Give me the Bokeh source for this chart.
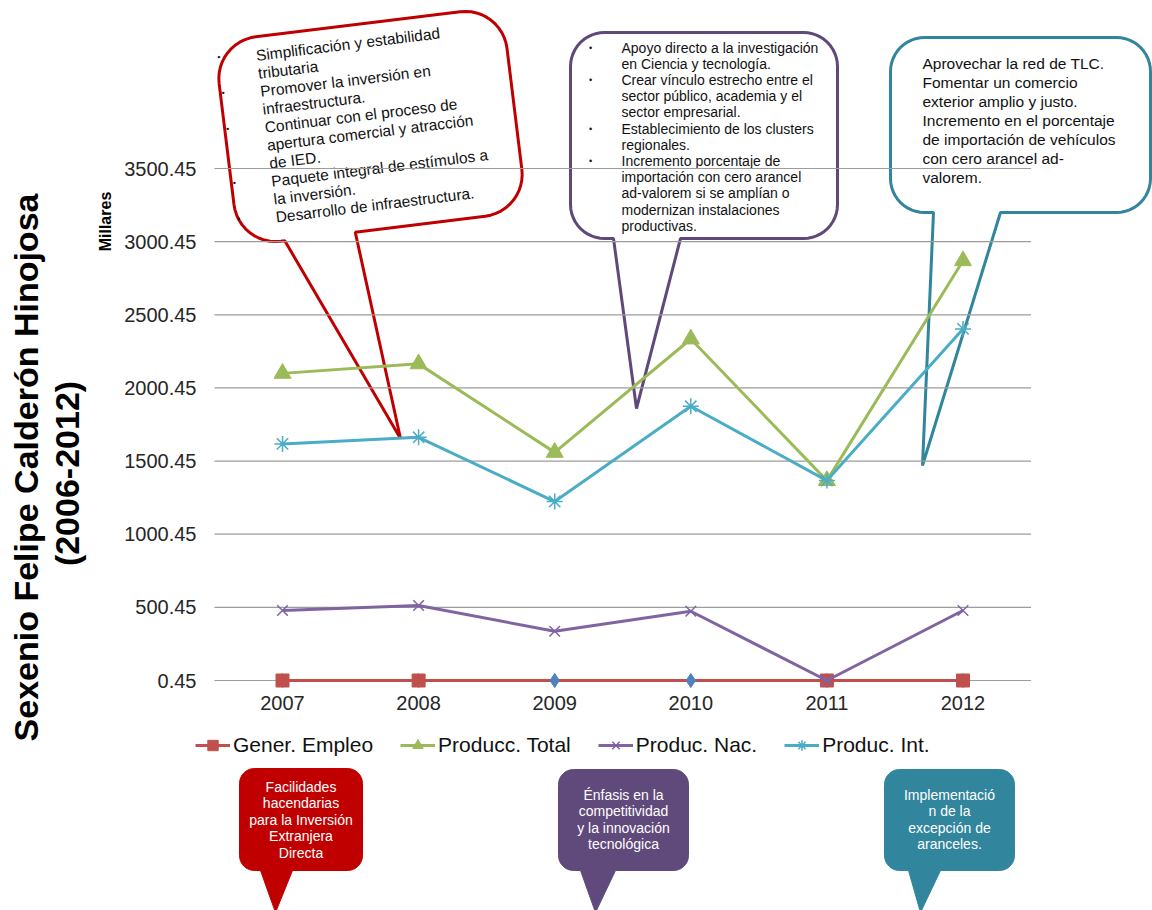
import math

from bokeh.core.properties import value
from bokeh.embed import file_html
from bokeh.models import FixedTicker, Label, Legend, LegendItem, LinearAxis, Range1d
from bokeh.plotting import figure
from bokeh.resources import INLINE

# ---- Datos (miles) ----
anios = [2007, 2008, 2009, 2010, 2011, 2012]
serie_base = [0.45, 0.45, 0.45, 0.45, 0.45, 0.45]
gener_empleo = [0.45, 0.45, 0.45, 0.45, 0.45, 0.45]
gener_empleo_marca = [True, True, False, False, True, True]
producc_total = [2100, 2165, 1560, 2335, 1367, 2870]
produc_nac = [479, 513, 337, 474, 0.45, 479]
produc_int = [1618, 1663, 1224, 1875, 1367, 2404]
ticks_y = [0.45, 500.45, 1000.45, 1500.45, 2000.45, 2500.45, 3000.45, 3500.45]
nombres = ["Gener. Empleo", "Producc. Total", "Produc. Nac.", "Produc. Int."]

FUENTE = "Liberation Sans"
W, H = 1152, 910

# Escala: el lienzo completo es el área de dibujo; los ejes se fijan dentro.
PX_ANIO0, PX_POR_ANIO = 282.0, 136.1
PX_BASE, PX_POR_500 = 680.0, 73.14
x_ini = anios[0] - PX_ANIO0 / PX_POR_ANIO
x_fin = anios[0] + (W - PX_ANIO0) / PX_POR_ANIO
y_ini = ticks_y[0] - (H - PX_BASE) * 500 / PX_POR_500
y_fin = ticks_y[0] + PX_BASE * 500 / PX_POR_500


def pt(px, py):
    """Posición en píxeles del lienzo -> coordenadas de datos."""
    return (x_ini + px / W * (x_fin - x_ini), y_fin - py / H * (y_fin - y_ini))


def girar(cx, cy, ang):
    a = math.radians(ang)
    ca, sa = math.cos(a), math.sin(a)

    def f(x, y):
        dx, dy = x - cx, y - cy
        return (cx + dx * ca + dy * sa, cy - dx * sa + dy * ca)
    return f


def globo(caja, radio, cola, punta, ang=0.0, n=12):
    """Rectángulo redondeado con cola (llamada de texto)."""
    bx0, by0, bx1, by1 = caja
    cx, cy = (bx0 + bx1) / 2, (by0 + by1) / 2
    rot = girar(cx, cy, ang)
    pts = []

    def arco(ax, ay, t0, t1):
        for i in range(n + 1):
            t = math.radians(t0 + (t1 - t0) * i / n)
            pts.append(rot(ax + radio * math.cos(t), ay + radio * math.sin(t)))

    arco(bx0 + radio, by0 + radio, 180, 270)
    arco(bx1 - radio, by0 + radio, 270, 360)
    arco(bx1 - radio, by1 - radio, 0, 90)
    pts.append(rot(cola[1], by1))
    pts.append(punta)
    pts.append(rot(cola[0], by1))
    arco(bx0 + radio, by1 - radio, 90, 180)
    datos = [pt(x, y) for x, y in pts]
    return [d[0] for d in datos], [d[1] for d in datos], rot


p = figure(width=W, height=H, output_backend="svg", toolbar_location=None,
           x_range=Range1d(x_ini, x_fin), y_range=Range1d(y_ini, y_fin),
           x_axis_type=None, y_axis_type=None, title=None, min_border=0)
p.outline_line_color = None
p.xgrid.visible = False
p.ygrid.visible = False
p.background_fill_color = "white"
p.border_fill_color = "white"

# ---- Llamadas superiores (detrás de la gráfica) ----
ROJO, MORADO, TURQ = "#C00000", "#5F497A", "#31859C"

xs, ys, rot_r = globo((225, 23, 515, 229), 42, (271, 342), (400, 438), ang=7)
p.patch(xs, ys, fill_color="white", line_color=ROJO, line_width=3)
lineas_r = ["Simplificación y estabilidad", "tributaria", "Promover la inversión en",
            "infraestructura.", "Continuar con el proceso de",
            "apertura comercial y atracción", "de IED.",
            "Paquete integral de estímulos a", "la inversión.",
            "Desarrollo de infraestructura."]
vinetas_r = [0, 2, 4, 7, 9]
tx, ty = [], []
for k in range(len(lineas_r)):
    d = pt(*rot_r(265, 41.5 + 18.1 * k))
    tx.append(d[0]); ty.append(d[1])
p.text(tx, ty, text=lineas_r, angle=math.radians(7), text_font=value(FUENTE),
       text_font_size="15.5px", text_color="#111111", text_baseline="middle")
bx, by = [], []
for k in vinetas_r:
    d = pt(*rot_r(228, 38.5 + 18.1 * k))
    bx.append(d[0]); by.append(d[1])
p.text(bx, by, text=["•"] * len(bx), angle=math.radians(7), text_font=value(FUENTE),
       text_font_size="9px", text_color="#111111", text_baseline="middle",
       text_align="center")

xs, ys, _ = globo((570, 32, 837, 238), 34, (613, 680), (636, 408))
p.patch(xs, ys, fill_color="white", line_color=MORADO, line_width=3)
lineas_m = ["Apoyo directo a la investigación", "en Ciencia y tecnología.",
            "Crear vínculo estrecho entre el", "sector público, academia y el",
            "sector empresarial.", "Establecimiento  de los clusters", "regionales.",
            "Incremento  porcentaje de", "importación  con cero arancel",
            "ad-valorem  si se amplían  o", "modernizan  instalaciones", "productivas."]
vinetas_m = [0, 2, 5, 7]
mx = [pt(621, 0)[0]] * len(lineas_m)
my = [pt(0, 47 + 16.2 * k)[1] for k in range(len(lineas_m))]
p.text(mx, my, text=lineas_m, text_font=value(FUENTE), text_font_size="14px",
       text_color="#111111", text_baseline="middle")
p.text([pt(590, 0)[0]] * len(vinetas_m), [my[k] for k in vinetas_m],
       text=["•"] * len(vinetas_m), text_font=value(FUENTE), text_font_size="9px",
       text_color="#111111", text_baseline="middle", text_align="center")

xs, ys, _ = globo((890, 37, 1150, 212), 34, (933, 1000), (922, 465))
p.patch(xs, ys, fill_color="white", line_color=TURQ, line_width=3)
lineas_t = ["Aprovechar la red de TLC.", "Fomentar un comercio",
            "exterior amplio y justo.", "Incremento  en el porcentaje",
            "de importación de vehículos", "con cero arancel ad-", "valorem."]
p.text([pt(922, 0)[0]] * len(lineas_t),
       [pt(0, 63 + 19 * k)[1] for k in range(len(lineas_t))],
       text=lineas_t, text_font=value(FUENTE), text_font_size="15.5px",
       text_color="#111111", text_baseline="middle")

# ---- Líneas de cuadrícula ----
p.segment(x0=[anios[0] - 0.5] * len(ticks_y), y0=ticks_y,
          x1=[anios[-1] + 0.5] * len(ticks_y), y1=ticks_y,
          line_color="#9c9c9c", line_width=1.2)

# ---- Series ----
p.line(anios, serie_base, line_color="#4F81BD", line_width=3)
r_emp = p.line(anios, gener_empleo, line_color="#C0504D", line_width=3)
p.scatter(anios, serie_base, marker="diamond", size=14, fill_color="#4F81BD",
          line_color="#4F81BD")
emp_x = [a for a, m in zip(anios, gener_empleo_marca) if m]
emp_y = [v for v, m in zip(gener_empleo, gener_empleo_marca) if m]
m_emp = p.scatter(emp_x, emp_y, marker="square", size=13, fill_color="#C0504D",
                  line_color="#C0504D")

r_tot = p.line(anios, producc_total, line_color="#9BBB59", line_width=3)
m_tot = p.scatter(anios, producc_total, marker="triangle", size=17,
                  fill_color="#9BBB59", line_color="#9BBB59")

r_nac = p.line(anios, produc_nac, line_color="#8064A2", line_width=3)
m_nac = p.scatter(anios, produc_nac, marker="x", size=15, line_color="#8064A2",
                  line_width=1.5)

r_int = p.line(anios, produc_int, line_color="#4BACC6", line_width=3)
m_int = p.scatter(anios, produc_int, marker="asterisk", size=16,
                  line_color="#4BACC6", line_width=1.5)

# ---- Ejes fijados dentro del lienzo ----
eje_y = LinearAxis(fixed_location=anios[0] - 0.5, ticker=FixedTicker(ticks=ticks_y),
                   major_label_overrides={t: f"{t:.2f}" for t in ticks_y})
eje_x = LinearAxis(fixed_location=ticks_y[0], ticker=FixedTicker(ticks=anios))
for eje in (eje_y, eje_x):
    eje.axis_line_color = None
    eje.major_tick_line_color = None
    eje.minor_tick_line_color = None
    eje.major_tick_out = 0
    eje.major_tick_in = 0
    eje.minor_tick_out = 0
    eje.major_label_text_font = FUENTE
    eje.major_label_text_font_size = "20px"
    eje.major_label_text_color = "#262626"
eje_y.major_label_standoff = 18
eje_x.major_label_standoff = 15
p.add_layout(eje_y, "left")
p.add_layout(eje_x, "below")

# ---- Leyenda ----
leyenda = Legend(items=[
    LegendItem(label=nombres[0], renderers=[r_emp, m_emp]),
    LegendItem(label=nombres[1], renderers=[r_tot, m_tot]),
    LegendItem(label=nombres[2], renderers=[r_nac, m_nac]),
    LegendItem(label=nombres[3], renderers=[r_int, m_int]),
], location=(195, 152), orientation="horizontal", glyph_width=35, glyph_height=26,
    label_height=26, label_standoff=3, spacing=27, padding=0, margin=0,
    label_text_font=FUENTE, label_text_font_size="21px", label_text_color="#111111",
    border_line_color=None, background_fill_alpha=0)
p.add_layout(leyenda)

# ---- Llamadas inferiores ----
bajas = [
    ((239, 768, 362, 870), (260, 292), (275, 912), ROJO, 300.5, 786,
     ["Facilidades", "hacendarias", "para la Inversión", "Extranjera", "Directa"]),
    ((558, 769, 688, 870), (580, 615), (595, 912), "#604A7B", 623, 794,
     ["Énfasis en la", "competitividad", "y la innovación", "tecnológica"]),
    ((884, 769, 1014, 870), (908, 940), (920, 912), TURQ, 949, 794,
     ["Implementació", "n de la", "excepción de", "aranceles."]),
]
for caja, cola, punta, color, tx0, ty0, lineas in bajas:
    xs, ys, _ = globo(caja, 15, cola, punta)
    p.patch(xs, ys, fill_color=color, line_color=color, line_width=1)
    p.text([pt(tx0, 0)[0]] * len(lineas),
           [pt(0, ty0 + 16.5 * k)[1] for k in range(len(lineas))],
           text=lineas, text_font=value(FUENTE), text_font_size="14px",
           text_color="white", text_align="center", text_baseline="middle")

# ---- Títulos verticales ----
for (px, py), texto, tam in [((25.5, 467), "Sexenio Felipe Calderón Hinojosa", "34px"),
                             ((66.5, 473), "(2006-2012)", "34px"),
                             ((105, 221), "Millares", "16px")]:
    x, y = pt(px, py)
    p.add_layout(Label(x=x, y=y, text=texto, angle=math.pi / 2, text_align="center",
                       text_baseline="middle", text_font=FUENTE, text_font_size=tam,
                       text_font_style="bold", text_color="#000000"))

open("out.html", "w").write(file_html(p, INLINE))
--
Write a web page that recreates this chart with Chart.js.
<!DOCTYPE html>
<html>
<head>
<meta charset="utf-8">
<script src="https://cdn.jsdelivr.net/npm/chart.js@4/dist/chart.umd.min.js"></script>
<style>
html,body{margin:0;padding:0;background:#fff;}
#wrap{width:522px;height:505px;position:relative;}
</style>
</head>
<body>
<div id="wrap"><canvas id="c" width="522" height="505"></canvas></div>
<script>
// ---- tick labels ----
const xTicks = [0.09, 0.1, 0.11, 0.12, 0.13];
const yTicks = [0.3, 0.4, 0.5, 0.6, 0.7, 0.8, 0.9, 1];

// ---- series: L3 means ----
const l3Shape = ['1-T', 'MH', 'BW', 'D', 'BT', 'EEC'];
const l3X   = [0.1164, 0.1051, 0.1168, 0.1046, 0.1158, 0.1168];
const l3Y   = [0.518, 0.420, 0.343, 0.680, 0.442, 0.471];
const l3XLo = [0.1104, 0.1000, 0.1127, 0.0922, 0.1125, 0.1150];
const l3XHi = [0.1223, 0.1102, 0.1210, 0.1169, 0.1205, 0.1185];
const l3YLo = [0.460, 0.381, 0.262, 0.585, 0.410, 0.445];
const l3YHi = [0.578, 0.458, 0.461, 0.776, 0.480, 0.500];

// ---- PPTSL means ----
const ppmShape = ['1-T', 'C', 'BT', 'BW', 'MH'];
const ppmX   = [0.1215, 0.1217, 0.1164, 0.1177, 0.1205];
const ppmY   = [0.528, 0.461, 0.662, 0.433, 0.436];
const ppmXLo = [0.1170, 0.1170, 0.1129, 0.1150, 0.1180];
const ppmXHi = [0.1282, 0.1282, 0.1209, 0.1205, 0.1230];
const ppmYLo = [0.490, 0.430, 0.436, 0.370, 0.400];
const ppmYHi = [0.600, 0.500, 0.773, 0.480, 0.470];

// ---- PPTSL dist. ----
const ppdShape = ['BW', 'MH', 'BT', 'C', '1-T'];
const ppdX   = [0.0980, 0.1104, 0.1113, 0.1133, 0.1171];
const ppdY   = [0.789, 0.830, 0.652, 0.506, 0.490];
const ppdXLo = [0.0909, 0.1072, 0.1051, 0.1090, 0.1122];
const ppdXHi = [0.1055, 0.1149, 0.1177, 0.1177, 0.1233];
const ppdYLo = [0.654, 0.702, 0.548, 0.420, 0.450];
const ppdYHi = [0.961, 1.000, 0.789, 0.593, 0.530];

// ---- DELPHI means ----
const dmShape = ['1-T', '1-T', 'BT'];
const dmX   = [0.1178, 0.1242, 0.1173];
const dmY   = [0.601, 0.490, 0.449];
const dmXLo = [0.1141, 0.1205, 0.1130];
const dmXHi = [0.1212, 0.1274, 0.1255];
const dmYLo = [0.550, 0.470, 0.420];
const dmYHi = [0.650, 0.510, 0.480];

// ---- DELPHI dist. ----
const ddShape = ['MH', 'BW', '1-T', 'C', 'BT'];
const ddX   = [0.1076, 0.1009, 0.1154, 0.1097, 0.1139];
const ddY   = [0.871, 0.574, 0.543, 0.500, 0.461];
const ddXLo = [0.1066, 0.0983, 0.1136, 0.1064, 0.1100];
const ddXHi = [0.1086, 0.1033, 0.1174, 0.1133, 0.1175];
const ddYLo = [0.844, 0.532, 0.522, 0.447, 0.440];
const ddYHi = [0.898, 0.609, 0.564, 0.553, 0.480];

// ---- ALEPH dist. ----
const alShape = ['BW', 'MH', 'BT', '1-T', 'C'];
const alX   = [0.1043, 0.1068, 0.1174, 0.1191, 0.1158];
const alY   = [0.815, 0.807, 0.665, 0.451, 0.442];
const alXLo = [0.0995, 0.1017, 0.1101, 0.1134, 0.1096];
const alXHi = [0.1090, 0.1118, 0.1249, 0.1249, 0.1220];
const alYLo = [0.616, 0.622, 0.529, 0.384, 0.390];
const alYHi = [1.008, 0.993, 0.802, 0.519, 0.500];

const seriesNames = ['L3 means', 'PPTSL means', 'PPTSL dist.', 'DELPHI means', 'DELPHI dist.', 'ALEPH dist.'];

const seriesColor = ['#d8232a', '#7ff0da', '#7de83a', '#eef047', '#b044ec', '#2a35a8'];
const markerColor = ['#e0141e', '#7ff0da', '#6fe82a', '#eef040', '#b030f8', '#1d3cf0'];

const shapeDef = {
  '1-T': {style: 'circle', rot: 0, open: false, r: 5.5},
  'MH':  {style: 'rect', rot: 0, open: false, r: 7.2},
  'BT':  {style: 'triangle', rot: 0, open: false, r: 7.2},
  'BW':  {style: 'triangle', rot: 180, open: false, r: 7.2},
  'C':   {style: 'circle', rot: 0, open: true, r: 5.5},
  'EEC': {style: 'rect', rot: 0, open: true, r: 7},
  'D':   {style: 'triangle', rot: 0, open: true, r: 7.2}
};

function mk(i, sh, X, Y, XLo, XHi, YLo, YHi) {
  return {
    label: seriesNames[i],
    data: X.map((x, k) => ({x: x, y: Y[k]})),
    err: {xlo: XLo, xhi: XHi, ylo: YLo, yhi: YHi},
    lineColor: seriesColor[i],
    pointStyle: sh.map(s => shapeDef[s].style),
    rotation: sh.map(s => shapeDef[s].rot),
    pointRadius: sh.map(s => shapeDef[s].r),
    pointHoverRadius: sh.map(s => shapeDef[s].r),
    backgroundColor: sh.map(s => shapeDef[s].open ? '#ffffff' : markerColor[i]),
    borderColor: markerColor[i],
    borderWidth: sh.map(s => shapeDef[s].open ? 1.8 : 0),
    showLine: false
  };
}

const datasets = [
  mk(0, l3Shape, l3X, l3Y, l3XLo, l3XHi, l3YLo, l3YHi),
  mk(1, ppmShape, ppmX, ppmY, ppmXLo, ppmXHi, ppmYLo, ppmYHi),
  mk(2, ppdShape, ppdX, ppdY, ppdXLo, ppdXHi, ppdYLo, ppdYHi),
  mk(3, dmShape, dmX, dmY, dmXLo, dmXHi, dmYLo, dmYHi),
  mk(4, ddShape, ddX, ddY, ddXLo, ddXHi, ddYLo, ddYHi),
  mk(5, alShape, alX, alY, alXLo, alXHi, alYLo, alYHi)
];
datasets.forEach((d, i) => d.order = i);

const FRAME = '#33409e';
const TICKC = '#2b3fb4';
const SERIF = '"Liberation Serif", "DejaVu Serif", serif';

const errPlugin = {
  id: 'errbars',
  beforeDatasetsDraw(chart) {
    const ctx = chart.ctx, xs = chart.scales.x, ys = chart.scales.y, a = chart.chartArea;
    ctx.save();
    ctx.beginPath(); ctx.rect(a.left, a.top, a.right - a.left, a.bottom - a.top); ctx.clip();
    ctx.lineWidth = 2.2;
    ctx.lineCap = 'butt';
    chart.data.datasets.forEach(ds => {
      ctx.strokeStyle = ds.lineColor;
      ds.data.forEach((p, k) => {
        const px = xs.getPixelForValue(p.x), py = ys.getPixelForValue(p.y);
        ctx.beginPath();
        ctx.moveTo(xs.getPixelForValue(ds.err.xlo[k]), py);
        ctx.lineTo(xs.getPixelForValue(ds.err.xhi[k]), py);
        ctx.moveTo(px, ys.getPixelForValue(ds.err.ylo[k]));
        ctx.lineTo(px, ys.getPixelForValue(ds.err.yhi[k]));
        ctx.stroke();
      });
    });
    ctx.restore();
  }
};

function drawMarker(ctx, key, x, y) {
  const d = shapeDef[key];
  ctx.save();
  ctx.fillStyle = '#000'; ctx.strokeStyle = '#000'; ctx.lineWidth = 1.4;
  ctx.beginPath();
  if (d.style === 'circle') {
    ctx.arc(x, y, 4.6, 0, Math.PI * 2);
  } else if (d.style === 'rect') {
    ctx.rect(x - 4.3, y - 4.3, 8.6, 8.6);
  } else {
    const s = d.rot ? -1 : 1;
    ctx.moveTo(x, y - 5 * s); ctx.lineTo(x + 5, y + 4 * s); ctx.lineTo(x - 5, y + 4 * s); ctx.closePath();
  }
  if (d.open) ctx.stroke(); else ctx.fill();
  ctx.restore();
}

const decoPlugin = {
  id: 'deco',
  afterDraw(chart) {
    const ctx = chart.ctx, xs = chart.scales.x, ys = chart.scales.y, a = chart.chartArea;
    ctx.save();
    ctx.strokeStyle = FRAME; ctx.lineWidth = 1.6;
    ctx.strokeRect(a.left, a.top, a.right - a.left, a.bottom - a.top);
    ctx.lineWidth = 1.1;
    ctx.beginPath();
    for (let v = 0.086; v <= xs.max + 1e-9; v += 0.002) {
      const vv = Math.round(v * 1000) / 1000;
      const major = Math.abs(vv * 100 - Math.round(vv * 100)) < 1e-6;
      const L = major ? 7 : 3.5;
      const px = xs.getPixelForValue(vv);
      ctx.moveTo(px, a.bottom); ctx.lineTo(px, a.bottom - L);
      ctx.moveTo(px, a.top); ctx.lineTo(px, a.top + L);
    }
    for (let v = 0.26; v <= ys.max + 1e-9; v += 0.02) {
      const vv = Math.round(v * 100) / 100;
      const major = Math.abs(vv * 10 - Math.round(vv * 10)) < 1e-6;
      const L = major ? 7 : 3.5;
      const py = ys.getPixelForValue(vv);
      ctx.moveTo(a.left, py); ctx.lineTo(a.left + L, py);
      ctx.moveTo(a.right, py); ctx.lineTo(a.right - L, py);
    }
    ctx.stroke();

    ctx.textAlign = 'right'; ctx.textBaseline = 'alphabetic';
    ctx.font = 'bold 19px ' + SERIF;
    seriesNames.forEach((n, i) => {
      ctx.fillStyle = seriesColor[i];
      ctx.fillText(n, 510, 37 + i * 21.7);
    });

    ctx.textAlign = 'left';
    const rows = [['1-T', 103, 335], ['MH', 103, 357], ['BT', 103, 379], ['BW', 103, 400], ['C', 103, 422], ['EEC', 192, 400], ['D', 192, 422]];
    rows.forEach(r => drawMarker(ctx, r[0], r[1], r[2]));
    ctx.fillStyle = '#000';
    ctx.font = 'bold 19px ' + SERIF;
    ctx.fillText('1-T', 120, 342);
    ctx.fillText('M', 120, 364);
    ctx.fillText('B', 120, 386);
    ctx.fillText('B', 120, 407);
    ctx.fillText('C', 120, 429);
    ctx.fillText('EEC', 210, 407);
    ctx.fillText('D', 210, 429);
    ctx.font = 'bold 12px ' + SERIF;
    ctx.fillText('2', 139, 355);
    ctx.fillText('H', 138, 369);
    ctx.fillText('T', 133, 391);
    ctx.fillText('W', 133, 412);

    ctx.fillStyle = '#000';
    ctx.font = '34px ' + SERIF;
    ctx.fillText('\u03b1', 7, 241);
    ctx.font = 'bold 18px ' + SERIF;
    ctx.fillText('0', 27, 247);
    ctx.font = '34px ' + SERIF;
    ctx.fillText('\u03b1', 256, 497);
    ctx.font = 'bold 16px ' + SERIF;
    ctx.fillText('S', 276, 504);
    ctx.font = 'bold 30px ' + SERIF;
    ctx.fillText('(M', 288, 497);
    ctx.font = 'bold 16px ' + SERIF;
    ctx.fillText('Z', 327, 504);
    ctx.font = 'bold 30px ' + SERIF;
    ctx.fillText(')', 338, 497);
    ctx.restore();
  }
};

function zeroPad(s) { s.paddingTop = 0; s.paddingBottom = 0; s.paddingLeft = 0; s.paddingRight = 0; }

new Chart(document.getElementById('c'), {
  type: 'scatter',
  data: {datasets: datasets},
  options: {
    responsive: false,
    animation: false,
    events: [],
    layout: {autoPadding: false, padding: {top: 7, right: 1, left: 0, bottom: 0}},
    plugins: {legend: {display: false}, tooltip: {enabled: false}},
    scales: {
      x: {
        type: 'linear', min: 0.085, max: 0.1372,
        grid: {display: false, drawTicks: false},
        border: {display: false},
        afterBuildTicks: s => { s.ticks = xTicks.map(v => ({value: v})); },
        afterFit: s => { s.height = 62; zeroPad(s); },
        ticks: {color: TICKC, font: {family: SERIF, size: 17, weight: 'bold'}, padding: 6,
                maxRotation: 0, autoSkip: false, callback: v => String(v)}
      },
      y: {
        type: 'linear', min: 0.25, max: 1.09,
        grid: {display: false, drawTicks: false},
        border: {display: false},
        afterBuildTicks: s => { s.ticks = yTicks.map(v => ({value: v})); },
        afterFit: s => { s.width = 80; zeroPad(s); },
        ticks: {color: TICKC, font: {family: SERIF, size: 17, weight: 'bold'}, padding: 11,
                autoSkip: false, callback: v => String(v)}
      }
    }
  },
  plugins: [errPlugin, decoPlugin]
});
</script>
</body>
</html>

**Set exercise**
Copy out the lines in which the string "this" appears.

**Written answer**
Give me the Bokeh source for this chart.
Write a web page that recreates this chart with Chart.js.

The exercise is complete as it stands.